The group of incident responders, that ad-hoc team that forms in the moment, is what’s referred to as a joint cognitive system. It’s the responsibility of the individual responders to coordinate effectively so that the cognitive system can solve the problem. Often that involves dynamically distributing the workload so that individuals can focus on specific tasks.
Resolving incidents is a team effort. Go team!
Here’s a little story about something that happened last year.
A paging alert fires for a service that a sibling team manages. I’m the support on-call, meaning that I answered support questions about the delivery engineering tooling. That means my only role here is to communicate with internal users about an ongoing issue. Since I don’t know this service at all, there isn’t much else for me to do: I’m just a bystander, watching the Slack messages from the sidelines.

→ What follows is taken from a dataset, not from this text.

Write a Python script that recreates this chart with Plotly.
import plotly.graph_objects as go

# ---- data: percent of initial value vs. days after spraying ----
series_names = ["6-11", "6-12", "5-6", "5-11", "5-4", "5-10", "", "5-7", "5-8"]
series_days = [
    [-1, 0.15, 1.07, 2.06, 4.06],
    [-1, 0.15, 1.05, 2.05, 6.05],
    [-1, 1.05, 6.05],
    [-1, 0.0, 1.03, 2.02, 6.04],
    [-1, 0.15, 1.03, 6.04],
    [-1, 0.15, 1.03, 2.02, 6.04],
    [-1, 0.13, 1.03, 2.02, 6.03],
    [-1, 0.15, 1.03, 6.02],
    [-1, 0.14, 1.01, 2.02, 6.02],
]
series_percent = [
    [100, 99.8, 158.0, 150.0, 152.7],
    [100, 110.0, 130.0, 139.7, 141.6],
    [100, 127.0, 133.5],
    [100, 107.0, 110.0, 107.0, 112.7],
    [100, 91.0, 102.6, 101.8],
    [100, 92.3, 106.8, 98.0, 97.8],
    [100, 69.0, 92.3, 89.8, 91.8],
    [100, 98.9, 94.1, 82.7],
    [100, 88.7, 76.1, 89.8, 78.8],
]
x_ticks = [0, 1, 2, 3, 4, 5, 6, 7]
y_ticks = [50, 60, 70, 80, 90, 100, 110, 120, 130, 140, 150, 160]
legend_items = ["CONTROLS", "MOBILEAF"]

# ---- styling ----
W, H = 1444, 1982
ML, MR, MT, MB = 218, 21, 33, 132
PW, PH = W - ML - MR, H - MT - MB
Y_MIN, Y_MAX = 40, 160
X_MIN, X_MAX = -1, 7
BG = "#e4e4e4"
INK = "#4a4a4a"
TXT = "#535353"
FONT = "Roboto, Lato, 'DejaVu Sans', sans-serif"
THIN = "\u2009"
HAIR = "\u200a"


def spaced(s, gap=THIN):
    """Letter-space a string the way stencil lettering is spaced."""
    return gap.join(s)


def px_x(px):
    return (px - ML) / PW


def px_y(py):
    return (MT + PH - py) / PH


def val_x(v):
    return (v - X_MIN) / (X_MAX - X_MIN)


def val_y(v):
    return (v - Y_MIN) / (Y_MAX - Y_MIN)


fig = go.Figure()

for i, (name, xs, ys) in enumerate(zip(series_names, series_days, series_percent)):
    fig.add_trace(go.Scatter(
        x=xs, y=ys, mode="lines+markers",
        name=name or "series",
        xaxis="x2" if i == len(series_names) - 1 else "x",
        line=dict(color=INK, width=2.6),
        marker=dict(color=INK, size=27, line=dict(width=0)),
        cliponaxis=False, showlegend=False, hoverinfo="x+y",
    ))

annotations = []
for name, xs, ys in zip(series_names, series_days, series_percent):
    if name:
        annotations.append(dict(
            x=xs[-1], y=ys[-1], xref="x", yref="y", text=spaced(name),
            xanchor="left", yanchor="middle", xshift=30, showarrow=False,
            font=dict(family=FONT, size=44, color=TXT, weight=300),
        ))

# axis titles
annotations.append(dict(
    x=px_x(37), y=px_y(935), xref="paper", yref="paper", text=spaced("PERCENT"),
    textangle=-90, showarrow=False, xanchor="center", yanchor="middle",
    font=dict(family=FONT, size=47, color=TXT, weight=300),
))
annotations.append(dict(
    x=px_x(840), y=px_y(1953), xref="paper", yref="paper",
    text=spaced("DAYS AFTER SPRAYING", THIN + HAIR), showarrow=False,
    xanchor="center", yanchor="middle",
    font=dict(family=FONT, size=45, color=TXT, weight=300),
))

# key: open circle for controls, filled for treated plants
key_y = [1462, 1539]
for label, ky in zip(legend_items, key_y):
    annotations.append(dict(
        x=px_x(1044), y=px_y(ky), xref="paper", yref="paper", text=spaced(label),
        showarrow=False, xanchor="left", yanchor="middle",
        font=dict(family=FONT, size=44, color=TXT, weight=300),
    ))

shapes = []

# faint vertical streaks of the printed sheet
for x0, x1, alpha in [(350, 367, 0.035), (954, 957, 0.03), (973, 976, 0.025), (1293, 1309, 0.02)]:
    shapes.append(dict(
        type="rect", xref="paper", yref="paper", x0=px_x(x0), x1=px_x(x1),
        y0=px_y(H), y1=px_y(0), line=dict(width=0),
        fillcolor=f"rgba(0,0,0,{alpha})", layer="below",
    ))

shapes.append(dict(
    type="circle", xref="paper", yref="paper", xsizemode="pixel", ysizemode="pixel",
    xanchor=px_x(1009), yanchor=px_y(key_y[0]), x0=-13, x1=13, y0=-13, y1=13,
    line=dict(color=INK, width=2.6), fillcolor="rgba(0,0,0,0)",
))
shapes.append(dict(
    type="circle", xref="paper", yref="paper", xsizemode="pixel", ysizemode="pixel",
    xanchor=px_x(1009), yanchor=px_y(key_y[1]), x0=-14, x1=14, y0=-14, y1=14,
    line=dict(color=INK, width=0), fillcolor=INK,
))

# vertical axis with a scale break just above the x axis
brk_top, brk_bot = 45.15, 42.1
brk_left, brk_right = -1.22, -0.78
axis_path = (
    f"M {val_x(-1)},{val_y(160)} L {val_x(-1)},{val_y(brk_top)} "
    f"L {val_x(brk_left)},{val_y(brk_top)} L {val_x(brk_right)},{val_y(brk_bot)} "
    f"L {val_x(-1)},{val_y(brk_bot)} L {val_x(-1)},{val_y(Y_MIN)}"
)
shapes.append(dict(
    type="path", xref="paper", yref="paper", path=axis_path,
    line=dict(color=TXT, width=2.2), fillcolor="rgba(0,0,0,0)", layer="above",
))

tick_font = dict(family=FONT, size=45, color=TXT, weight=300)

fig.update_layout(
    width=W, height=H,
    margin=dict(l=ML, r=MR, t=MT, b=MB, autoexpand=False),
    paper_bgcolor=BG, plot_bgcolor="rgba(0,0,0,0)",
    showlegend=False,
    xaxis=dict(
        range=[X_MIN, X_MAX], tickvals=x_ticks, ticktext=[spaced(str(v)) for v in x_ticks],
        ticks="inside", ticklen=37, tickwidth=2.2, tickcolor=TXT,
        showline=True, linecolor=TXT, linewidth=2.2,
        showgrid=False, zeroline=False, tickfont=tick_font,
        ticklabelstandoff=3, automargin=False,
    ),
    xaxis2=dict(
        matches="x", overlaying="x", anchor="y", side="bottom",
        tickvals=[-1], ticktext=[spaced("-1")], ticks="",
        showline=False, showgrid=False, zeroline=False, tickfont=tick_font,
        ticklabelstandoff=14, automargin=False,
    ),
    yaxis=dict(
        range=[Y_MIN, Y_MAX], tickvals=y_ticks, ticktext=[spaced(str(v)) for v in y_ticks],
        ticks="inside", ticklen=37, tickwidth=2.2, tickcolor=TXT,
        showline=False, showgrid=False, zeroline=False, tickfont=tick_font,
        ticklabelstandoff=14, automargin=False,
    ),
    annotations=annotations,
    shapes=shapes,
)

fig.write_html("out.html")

The operations on-call he acknowledges the page and starts digging to figure out what’s gone wrong. As he’s investigating, he’s providing updates about his progress by posting Slack messages to the on-call channel. At one point, he types this message:
Anyway… we’re dead in the water until this figures itself out.
I’m… flabbergasted. He’s just going to sit there and hope that the system becomes healthy again on its own? He’s not even going to try and remediate? Much to my relief, after a few minutes, the service recovered.
Talking to him the next day, I discovered that he had taken a remediation action: he failed over a supporting service from the primary to the secondary. His comment was referring to the fact that the service was going to be down until the failover completed. Once the secondary became the new primary, things went back to normal.
When I looked back at the Slack messages, I noticed that he had written messages to communicate that he was failing over the primary. But he had also mentioned that his initial attempt at failover didn’t work, as the operational UX was misleading. What happened was that I had misinterpreted the Slack message. I thought his attempt to fail over had simply failed entirely, and he was out of ideas.
Communicating effectively over Slack during a high-tempo event like an incident is challenging. It can be especially difficult if you don’t have a prior working relationship with the people in the ad-hoc incident response team, which can happen when an incident spans multiple teams. Getting better at communicating during an incident is a skill, both for individuals and organizations as a whole. It’s one I think we don’t pay enough attention to.